Weve, the mobile phone industry’s joint venture to target mobile commerce and advertising revenue, said it had revenue of £13 million in its first year as a fully formed company – as opposed to a startup situated above a jazz club in Soho – and has high hopes of taking a share of the mobile display advertising market projected, by the Internet Advertising Bureau, to be worth £611 million by 2015.
Meanwhile, the push for contactless payments is slowly making its presence felt. There are 20 million Barclays cards in British pockets that can be used to wave through payments of less than £20 and contactless accounts for around 1.7 per cent of the 958 million monthly transactions made via plastic every month.
Thus it is apparent that, as the technology becomes easier to use, more secure and trusted, and more widely deployed by retailers at the tills, then consumers are willing to use it, albeit with the bridge of an existing technology they know and already use, such as a plastic card, a smartphone or the mobile app version of a popular website.
Work still needs to be done to convince consumers that plastic transactions with no PIN are secure
Yet why are retailers, mobile phone companies and payment processors so determined to do away with cash at a time when the Bank of England is introducing fancy new 12-sided pound coins and putting Jane Austen on the £10 note? Weve, for example, has sucked up £38 million in investment so far and returned a £25 million loss in the first year, which sounds like tough going.
The answer is two-fold: efficiency and opportunity. Tesco has estimated that it is six seconds quicker to process a transaction by waving a card at the terminal rather than fishing cash out of a wallet or waiting to tap a PIN number into the terminal.
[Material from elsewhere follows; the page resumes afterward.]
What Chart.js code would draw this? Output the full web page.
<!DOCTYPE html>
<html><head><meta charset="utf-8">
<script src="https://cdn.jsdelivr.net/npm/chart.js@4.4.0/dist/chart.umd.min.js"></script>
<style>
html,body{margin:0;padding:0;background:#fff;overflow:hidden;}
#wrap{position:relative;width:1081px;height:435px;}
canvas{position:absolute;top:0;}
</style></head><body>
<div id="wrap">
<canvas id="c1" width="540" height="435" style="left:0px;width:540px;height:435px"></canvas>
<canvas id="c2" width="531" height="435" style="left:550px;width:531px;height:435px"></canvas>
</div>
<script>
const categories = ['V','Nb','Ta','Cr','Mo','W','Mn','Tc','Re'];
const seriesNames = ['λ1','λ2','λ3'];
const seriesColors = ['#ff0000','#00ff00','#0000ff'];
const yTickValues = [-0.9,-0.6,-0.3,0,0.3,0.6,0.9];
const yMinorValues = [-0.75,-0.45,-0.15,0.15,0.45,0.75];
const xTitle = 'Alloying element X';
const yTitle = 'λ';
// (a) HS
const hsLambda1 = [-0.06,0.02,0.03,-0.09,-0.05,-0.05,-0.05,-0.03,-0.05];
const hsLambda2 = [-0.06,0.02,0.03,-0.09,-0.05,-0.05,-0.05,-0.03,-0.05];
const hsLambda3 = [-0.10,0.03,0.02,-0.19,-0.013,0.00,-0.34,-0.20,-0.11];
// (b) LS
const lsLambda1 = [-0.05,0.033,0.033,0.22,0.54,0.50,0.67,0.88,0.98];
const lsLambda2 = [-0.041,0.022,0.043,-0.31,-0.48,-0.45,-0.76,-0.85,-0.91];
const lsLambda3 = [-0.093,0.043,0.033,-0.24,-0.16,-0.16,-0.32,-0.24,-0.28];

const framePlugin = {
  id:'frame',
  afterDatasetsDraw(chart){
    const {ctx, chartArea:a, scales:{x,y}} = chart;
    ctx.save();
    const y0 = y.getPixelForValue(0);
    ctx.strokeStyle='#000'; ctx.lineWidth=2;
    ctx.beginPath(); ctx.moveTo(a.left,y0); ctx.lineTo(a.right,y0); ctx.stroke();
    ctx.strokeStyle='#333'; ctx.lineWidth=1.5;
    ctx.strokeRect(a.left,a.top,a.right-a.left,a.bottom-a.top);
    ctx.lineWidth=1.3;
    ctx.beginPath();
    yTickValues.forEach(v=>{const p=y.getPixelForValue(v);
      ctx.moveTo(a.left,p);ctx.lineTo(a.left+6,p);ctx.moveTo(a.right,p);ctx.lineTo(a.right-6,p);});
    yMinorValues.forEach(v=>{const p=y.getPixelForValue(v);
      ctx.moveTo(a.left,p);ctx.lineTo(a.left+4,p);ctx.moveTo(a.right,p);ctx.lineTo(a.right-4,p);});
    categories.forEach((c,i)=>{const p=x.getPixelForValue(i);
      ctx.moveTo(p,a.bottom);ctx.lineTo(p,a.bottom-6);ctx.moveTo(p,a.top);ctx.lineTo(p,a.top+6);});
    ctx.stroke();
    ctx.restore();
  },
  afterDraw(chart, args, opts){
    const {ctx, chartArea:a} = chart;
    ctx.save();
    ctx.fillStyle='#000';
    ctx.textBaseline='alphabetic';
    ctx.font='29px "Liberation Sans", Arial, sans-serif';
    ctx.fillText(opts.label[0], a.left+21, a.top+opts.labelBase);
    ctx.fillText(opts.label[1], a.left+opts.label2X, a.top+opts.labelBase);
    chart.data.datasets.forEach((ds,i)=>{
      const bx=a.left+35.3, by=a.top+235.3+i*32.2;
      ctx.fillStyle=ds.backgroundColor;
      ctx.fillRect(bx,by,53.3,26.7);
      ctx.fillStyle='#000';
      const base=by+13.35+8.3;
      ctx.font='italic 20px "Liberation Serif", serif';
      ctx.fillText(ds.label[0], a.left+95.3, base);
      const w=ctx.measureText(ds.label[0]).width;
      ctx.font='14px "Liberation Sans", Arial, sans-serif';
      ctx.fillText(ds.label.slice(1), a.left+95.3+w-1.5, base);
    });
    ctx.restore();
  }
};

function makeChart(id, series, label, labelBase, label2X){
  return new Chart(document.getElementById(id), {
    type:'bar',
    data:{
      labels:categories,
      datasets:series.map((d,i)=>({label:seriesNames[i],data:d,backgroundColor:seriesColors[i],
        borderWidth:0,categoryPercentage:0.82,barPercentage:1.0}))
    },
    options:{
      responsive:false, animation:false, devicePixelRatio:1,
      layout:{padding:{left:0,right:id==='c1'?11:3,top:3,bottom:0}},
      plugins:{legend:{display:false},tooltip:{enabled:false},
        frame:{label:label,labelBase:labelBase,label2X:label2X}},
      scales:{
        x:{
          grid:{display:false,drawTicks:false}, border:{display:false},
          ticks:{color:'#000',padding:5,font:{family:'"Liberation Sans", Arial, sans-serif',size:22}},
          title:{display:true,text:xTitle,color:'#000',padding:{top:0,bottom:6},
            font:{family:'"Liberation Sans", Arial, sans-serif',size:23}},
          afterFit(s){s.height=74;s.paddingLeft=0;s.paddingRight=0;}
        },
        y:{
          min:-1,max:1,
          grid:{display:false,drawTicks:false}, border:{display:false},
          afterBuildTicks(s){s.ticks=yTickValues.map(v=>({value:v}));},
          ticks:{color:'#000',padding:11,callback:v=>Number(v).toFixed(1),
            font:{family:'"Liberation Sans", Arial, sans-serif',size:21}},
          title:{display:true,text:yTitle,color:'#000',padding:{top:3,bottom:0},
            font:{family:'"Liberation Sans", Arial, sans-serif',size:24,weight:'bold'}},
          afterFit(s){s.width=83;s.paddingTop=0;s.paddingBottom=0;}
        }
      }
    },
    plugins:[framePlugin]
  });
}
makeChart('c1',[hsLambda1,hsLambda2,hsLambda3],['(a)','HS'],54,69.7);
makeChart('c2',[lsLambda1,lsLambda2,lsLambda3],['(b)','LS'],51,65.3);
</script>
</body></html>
Six seconds sounds like a marginal improvement, however it could have a profound impact on the length of queues, not just at the supermarket till, but at coffee shops, petrol stations, cafes – pretty much anywhere you find lines of angry, impatient consumers.
Happier customers tend to return, but there are also clear benefits for the retailers themselves who can process more transactions per till and eventually cut costs by reducing the number of checkouts and people working at them.
That doesn’t just apply to retail behemoths such as Tesco or Pret A Manger. Visa Europe conducted a European survey and found that merchants in France, Germany, Britain and Poland overwhelmingly regarded mobile point-of-sales systems as a key selling point. Half in Germany believed it would increase sales, while 45 per cent of Italian small businesses said it would also increase cash flow, the lifeblood of any micro-business.
Work still needs to be done to convince consumers that plastic transactions with no PIN are secure. That lack of trust remains an Achilles’ heel for the payments industry despite UK Cards Association numbers showing that less than £70,000 was pilfered from lost or stolen cards last year, representing 0.016 per cent of total fraud.
Speed at the till is only half the story. The Holy Grail for advertisers is to couple loyalty schemes, such as Nectar and Tesco’s Clubcard, more closely to payments across a consumer’s entire spending history and there is no better place to harvest that consumer data than from a smartphone if it is being used as a payment tool.
Around 90 per cent of people with a smartphone now use their mobile device to plan a holiday either searching flights, booking hotels and checking in online, and of course paying for it. That provides a golden opportunity, not only for companies advertising travel services, but also those selling everything from insurance to sunscreen or luggage.
This is still a nascent market and most people do not want to give up information about their habits in case they are inundated with unwanted and mostly irrelevant advertising material. Striking a balance to use payment information and buying patterns with appropriate and relevant marketing material will be the key challenge for all stakeholders looking to push more transactions on to smartphones.